On one level the case of John Downey is a huge embarrassment to the PSNI. The former IRA man will not be prosecuted on charges of killing four soldiers in the 1982 Hyde Park bombing in London because he was wrongly given a letter guaranteeing him that he would not have to stand trial.
Police here had told him that he was not wanted on any charges by any police force in the UK, even though there were outstanding warrants from the Metropolitan Police.
But that is only one part of the story and not the most important one.
What we now know from this case is that 187 former IRA members, known as On The Runs, were given similar assurances in a deal negotiated between Sinn Fein and the Labour Government to enable the peace process to be bedded down.

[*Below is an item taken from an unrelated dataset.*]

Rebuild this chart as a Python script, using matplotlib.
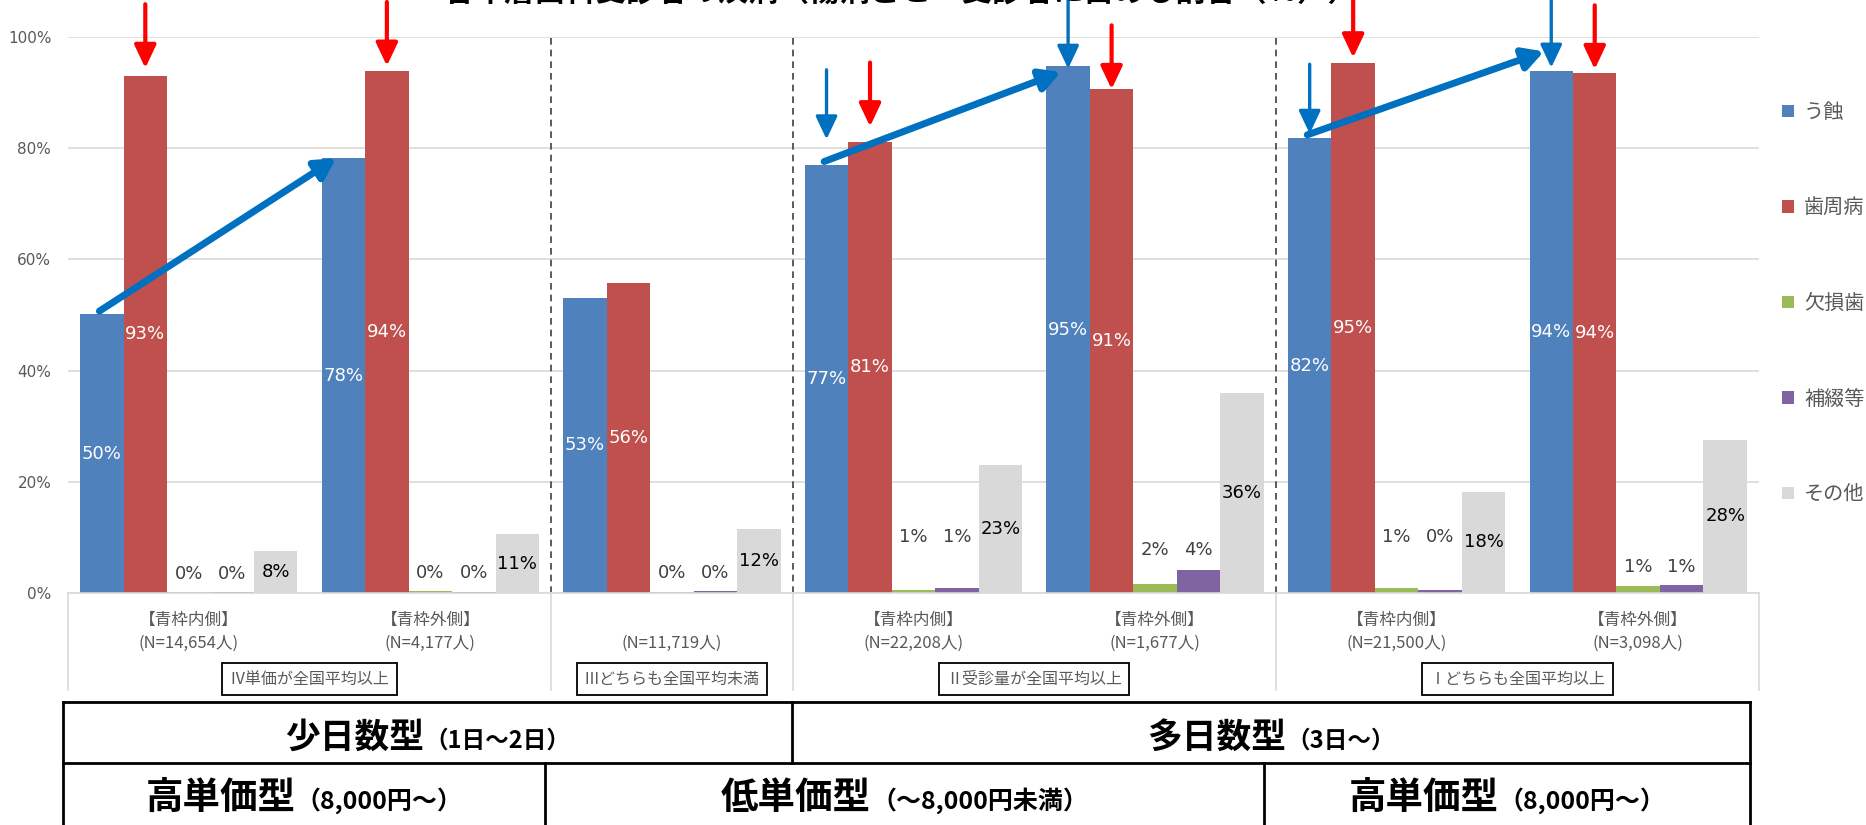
import numpy as np
import matplotlib
matplotlib.use('Agg')
import matplotlib.pyplot as plt
from matplotlib.lines import Line2D
from matplotlib.ticker import PercentFormatter

plt.rcParams['font.family'] = ['Noto Sans CJK JP', 'DejaVu Sans']

# ---------------------------------------------- data

title = '各年層歯科受診者の疾病（傷病ごと：受診者に占める割合（％））'

cat_top = ['【青枠内側】', '【青枠外側】', '', '【青枠内側】', '【青枠外側】', '【青枠内側】', '【青枠外側】']
cat_n = ['(N=14,654人)', '(N=4,177人)', '(N=11,719人)', '(N=22,208人)',
         '(N=1,677人)', '(N=21,500人)', '(N=3,098人)']
group_labels = ['Ⅳ単価が全国平均以上', 'Ⅲどちらも全国平均未満', 'Ⅱ受診量が全国平均以上', 'Ⅰどちらも全国平均以上']
group_spans = [(0, 1), (2, 2), (3, 4), (5, 6)]

series_names = ['う蝕', '歯周病', '欠損歯', '補綴等', 'その他']
caries = [50.1, 78.2, 53.1, 77.0, 94.7, 81.8, 93.9]
perio = [93.0, 93.8, 55.8, 81.2, 90.6, 95.3, 93.6]
missing = [0.1, 0.3, 0.1, 0.6, 1.7, 0.9, 1.3]
prosth = [0.1, 0.1, 0.3, 0.9, 4.2, 0.5, 1.4]
other = [7.6, 10.6, 11.6, 23.0, 36.0, 18.2, 27.6]

red_arrow_cats = [0, 1, 3, 4, 5, 6]
blue_arrow_cats = [3, 4, 5, 6]
trend_pairs = [(0, 1), (3, 4), (5, 6)]

table_row1 = [('少日数型', '（1日～2日）'), ('多日数型', '（3日～）')]
table_row2 = [('高単価型', '（8,000円～）'), ('低単価型', '（～8,000円未満）'), ('高単価型', '（8,000円～）')]

# ---------------------------------------------- layout / style

W, H = 1866, 825
colors = ['#4F81BD', '#C0504D', '#9BBB59', '#8064A2', '#D9D9D9']
bar_w = 0.18
small_label_y = [0.034, 0.036, 0.036, 0.10, 0.077, 0.10, 0.047]
red_gap = {0: 0.014, 1: 0.01, 3: 0.027, 4: 0.0, 5: 0.01, 6: 0.006}
blue_gap = {3: 0.046, 4: -0.004, 5: 0.008, 6: 0.006}
trend_end_dy = [0.0, -0.01, 0.035]
arrow_len = 0.115
row1_x = [63, 792, 1750]
row2_x = [63, 545, 1264, 1750]
table_y = [702, 763, 830]

fig = plt.figure(figsize=(W / 100, H / 100), dpi=100)
ax = fig.add_axes([68 / W, 1 - 593 / H, (1759 - 68) / W, (593 - 37) / H])

x = np.arange(len(caries))
series = [caries, perio, missing, prosth, other]
bars = []
for j, (vals, c, name) in enumerate(zip(series, colors, series_names)):
    b = ax.bar(x + (j - 2) * bar_w, np.array(vals) / 100, bar_w, color=c, label=name, zorder=2)
    bars.append(b)

ax.set_xlim(-0.5, 6.5)
ax.set_ylim(0, 1)
ax.set_yticks(np.arange(0, 1.01, 0.2))
ax.yaxis.set_major_formatter(PercentFormatter(1.0, decimals=0))
ax.tick_params(axis='y', length=0, pad=12, labelsize=11, labelcolor='#595959', labelfontfamily='DejaVu Sans')
ax.set_xticks([])
ax.yaxis.grid(True, color='#D9D9D9', lw=1.2)
ax.set_axisbelow(True)
for s in ['left', 'right', 'top']:
    ax.spines[s].set_visible(False)
ax.spines['bottom'].set_color('#D9D9D9')
ax.spines['bottom'].set_linewidth(1.2)

# value labels
for j, b in enumerate(bars):
    for i, rect in enumerate(b):
        v = series[j][i]
        xc = rect.get_x() + rect.get_width() / 2
        if j in (0, 1):
            y, col = v / 200, 'white'
        elif j == 4:
            y, col = v / 200, 'black'
        else:
            y, col = small_label_y[i], '#404040'
        ax.text(xc, y, f'{v:.0f}%', ha='center', va='center', fontsize=13,
                color=col, family='DejaVu Sans', zorder=3)

# dashed dividers
for xd in [1.5, 2.5, 4.5]:
    ax.plot([xd, xd], [0, 1.0], ls=(0, (4, 3)), color='#404040', lw=1.2, zorder=1)

# category area
trans = ax.get_xaxis_transform()
for xs in [-0.5, 1.5, 2.5, 4.5, 6.5]:
    ax.plot([xs, xs], [0, -0.175], transform=trans, color='#D9D9D9', lw=1.2, clip_on=False)
for i in x:
    ax.text(i, -0.049, cat_top[i], transform=trans, ha='center', va='center', fontsize=12, color='#595959')
    ax.text(i, -0.09, cat_n[i], transform=trans, ha='center', va='center', fontsize=12, color='#595959')
for lab, (a, b) in zip(group_labels, group_spans):
    ax.text((a + b) / 2, -0.155, lab, transform=trans, ha='center', va='center', fontsize=11.5,
            color='#595959', bbox=dict(boxstyle='square,pad=0.45', fc='white', ec='black', lw=1.3))

# arrows
def arrow(x0, y0, x1, y1, color, lw, hl, hw):
    ax.annotate('', xy=(x1, y1), xytext=(x0, y0), annotation_clip=False, zorder=4,
                arrowprops=dict(arrowstyle=f'-|>,head_length={hl},head_width={hw}', color=color,
                                lw=lw, shrinkA=0, shrinkB=0, mutation_scale=20))

for i in red_arrow_cats:
    xr = i - bar_w
    tip = perio[i] / 100 + red_gap[i]
    arrow(xr, tip + arrow_len, xr, tip, '#FF0000', 3.0, 0.7, 0.33)
for i in blue_arrow_cats:
    xb = i - 2 * bar_w
    tip = caries[i] / 100 + blue_gap[i]
    arrow(xb, tip + arrow_len + 0.01, xb, tip, '#0070C0', 2.4, 0.7, 0.33)
for (a, b), dy in zip(trend_pairs, trend_end_dy):
    arrow(a - 2 * bar_w - 0.01, caries[a] / 100 + 0.006,
          b - 2 * bar_w - 0.03, caries[b] / 100 + dy, '#0070C0', 5.0, 0.6, 0.33)

# legend
ax.legend(loc='upper left', bbox_to_anchor=(1782 / W, 1 - 102 / H), bbox_transform=fig.transFigure,
          frameon=False, fontsize=14.5, labelcolor='#595959', labelspacing=3.7,
          handlelength=0.6, handleheight=0.6, handletextpad=0.5, borderpad=0, borderaxespad=0)

# title (top is cut off in the original)
fig.text(901 / W, 1 - 2 / H, title, ha='center', va='baseline', fontsize=22, fontweight='bold')

# bottom table
def hline(x0, x1, y):
    fig.add_artist(Line2D([x0 / W, x1 / W], [1 - y / H, 1 - y / H], color='black', lw=2))

def vline(xv, y0, y1):
    fig.add_artist(Line2D([xv / W, xv / W], [1 - y0 / H, 1 - y1 / H], color='black', lw=2))

hline(row1_x[0], row1_x[-1], table_y[0])
hline(row1_x[0], row1_x[-1], table_y[1])
for xv in row1_x:
    vline(xv, table_y[0], table_y[1])
for xv in row2_x:
    vline(xv, table_y[1], table_y[2])

renderer = fig.canvas.get_renderer()

def pair_text(xc, ybase, big, small, bsize, ssize):
    t1 = fig.text(0, 1 - ybase / H, big, fontsize=bsize, fontweight='bold', ha='left', va='baseline')
    t2 = fig.text(0, 1 - ybase / H, small, fontsize=ssize, fontweight='bold', ha='left', va='baseline')
    w1 = t1.get_window_extent(renderer).width
    w2 = t2.get_window_extent(renderer).width
    x0 = xc - (w1 + w2) / 2
    t1.set_x(x0 / W)
    t2.set_x((x0 + w1) / W)

for k, (big, small) in enumerate(table_row1):
    pair_text((row1_x[k] + row1_x[k + 1]) / 2, 748, big, small, 25, 17)
for k, (big, small) in enumerate(table_row2):
    pair_text((row2_x[k] + row2_x[k + 1]) / 2, 809, big, small, 27, 18)

fig.savefig('out.png', dpi=100, facecolor='white')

This was done without any public debate or even notification and means that those people cannot be held accountable for any past crimes.
Little wonder that the relatives of the soldiers killed in Hyde Park are outraged by the Downey case.
While he denied the charges, it meant that the outrage could not be properly examined in court and the evidence weighed.
Under the Good Friday Agreement even if Mr Downey had been convicted he would not have had to serve more than two years in jail, yet at least the bereaved would have felt some sense of justice being done.
It reflects badly on the Blair government of the day that this deal for On The Runs was done behind closed doors without any consideration to the feelings of bereaved relatives hoping to find out how, why and by whom their loved ones died.
Yes the pursuit of peace was a major consideration, but this case again brings into stark relief the problem of dealing with the legacy of the Troubles.
Previous attempts to address these legacy issues by Eames-Bradley and more recently by Richard Haass have come to naught, but the unfortunate consequence is that cases like this one will continue to come back to haunt us.
We cannot keep postponing this issue because that is unfair to those who suffered the most grievous losses and merely leads to further political bickering.
The judge in the Downey case said holding the state to account for promises given far outweighed the public interest in proceeding with a prosecution.
That is a point which the bereaved will find hard to accept, but that is the legacy that politicians have bequeathed to them by this nod and a wink agreement between a previous administration and the republican movement.
As a result there are 187 former republicans who will never face justice, their safety from prosecution secured by a letter which, disgracefully, the public never knew existed until now.